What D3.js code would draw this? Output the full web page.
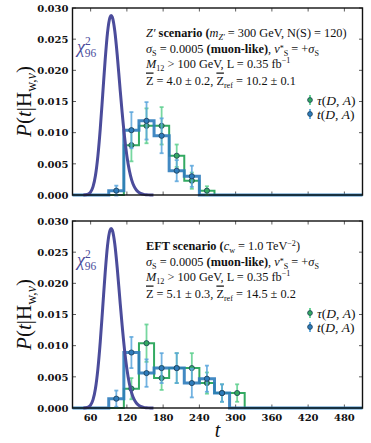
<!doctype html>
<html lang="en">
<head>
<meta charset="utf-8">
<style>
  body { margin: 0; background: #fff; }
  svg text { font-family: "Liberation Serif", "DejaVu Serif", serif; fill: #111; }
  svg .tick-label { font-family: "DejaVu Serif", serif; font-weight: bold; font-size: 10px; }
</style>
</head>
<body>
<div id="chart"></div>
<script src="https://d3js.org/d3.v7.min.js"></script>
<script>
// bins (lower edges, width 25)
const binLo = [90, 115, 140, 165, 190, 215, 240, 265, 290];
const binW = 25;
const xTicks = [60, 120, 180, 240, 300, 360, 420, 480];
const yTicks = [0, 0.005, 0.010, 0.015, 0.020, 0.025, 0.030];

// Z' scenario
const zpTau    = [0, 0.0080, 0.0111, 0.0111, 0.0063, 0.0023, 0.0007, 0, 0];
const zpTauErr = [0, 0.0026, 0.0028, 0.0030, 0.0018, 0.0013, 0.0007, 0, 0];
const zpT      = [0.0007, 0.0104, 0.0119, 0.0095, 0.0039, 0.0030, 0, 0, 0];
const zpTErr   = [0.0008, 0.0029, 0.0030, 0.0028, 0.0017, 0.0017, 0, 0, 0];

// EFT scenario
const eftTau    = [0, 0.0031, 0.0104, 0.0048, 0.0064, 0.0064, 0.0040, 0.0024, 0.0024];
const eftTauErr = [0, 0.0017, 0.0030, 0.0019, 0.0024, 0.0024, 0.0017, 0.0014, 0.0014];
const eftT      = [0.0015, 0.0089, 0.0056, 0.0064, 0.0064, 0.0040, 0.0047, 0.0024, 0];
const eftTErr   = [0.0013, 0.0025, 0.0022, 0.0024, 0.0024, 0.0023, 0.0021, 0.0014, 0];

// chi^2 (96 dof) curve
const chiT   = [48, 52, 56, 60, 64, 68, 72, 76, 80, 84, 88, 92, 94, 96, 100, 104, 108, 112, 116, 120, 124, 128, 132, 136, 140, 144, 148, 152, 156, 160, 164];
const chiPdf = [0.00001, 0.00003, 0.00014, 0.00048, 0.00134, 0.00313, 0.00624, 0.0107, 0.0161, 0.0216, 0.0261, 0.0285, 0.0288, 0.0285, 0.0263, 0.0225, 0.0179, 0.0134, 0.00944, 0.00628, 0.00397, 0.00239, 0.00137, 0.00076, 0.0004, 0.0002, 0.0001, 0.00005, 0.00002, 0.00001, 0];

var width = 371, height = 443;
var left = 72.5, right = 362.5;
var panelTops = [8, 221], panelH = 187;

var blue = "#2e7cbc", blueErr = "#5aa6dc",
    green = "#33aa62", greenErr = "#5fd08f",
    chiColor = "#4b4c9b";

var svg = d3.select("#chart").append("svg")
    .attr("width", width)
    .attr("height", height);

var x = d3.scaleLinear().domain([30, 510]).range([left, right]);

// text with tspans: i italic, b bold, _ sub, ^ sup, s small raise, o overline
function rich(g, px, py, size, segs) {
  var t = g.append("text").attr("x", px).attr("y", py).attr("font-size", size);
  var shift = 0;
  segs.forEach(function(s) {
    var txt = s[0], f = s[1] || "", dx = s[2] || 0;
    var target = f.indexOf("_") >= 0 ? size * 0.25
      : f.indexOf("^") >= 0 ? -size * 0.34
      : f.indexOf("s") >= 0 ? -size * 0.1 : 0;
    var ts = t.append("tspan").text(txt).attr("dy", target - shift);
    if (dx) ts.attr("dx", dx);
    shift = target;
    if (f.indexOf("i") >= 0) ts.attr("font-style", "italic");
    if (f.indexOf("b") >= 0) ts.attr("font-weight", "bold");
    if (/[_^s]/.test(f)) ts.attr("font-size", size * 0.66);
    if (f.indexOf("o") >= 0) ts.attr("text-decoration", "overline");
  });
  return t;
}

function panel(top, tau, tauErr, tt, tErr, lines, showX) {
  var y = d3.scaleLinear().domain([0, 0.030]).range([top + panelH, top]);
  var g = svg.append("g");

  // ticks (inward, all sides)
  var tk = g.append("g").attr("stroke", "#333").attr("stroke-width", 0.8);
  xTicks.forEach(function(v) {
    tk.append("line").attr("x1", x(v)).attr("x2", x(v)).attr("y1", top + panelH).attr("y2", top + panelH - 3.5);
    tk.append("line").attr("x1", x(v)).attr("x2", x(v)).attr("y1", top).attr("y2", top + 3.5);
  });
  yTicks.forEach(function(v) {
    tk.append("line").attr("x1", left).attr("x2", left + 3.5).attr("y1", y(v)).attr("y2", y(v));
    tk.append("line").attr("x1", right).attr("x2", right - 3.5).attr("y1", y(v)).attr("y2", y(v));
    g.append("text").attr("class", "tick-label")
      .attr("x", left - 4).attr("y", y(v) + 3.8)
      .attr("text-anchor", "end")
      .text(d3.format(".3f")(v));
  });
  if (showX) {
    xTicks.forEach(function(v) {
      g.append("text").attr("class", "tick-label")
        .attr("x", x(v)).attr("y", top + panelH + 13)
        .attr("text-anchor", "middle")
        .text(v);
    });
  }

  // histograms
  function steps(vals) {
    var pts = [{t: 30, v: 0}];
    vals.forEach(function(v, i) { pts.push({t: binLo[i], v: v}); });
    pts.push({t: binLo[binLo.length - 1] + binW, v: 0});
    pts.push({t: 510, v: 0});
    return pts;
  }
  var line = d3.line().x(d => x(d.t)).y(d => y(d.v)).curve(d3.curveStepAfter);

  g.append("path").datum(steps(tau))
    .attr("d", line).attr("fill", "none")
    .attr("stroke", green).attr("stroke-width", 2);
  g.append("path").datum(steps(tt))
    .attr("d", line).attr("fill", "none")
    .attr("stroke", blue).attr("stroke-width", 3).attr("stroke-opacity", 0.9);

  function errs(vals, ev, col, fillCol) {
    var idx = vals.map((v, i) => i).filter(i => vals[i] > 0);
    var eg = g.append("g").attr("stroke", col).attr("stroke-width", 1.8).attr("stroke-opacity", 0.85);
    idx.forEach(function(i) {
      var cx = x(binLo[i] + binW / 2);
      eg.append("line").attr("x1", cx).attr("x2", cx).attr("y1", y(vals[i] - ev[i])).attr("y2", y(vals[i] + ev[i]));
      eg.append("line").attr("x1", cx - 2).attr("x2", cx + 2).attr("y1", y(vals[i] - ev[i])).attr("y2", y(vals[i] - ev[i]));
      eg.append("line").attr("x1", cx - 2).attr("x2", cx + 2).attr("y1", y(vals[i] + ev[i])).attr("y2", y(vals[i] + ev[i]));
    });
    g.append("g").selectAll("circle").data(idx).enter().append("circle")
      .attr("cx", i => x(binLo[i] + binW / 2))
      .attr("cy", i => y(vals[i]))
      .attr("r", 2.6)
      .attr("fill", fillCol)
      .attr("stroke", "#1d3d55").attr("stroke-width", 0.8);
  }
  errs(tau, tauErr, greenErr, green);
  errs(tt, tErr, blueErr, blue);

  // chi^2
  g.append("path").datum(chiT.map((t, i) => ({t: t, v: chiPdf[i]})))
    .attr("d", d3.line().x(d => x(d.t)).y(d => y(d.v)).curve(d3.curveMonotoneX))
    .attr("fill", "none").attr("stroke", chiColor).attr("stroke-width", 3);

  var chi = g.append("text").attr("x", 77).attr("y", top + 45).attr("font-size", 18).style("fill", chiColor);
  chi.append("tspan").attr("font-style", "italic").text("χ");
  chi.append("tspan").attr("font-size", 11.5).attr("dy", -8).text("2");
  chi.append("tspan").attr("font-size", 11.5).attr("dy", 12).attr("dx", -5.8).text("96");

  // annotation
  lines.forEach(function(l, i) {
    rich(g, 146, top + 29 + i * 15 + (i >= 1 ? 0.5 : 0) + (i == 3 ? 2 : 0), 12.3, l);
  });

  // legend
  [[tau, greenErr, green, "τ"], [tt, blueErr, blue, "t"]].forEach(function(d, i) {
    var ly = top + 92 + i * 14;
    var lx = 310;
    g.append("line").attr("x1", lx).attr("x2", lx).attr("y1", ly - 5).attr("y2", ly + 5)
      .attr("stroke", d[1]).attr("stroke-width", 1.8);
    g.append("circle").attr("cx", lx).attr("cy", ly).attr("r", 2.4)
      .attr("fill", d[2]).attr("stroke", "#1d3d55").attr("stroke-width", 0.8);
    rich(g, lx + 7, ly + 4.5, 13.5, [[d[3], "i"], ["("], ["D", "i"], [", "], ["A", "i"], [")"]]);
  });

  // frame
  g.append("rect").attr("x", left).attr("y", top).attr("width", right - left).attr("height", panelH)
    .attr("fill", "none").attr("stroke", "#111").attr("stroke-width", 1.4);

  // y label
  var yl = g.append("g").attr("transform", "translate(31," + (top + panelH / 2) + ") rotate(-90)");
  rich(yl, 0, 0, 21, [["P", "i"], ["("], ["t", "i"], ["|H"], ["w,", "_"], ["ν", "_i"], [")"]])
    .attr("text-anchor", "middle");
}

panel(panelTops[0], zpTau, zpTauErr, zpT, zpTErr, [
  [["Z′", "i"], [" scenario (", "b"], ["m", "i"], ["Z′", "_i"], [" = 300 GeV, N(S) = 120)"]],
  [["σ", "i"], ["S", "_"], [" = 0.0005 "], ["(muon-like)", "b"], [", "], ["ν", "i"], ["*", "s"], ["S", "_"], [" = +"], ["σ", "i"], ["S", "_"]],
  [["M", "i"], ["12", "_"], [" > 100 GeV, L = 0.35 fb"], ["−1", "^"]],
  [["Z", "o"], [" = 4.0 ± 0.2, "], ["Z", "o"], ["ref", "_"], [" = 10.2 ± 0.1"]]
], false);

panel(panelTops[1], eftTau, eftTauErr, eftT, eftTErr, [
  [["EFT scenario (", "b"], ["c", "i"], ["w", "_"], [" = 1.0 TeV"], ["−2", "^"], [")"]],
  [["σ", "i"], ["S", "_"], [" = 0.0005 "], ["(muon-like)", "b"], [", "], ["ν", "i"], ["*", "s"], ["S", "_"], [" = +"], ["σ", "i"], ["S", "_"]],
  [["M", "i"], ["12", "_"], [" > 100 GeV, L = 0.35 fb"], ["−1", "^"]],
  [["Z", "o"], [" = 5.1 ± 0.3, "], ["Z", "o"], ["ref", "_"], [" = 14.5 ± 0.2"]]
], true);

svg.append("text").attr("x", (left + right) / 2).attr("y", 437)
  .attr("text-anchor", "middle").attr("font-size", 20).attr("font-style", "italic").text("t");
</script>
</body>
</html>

☆ ☆ ☆

## Short task
Please quote the lines of the material, beginning with the first and ending with the one that contains "0.0021, 0.0014, 0];", exactly as written and without any pictures.

## Exercise solution
What D3.js code would draw this? Output the full web page.
<!doctype html>
<html lang="en">
<head>
<meta charset="utf-8">
<style>
  body { margin: 0; background: #fff; }
  svg text { font-family: "Liberation Serif", "DejaVu Serif", serif; fill: #111; }
  svg .tick-label { font-family: "DejaVu Serif", serif; font-weight: bold; font-size: 10px; }
</style>
</head>
<body>
<div id="chart"></div>
<script src="https://d3js.org/d3.v7.min.js"></script>
<script>
// bins (lower edges, width 25)
const binLo = [90, 115, 140, 165, 190, 215, 240, 265, 290];
const binW = 25;
const xTicks = [60, 120, 180, 240, 300, 360, 420, 480];
const yTicks = [0, 0.005, 0.010, 0.015, 0.020, 0.025, 0.030];

// Z' scenario
const zpTau    = [0, 0.0080, 0.0111, 0.0111, 0.0063, 0.0023, 0.0007, 0, 0];
const zpTauErr = [0, 0.0026, 0.0028, 0.0030, 0.0018, 0.0013, 0.0007, 0, 0];
const zpT      = [0.0007, 0.0104, 0.0119, 0.0095, 0.0039, 0.0030, 0, 0, 0];
const zpTErr   = [0.0008, 0.0029, 0.0030, 0.0028, 0.0017, 0.0017, 0, 0, 0];

// EFT scenario
const eftTau    = [0, 0.0031, 0.0104, 0.0048, 0.0064, 0.0064, 0.0040, 0.0024, 0.0024];
const eftTauErr = [0, 0.0017, 0.0030, 0.0019, 0.0024, 0.0024, 0.0017, 0.0014, 0.0014];
const eftT      = [0.0015, 0.0089, 0.0056, 0.0064, 0.0064, 0.0040, 0.0047, 0.0024, 0];
const eftTErr   = [0.0013, 0.0025, 0.0022, 0.0024, 0.0024, 0.0023, 0.0021, 0.0014, 0];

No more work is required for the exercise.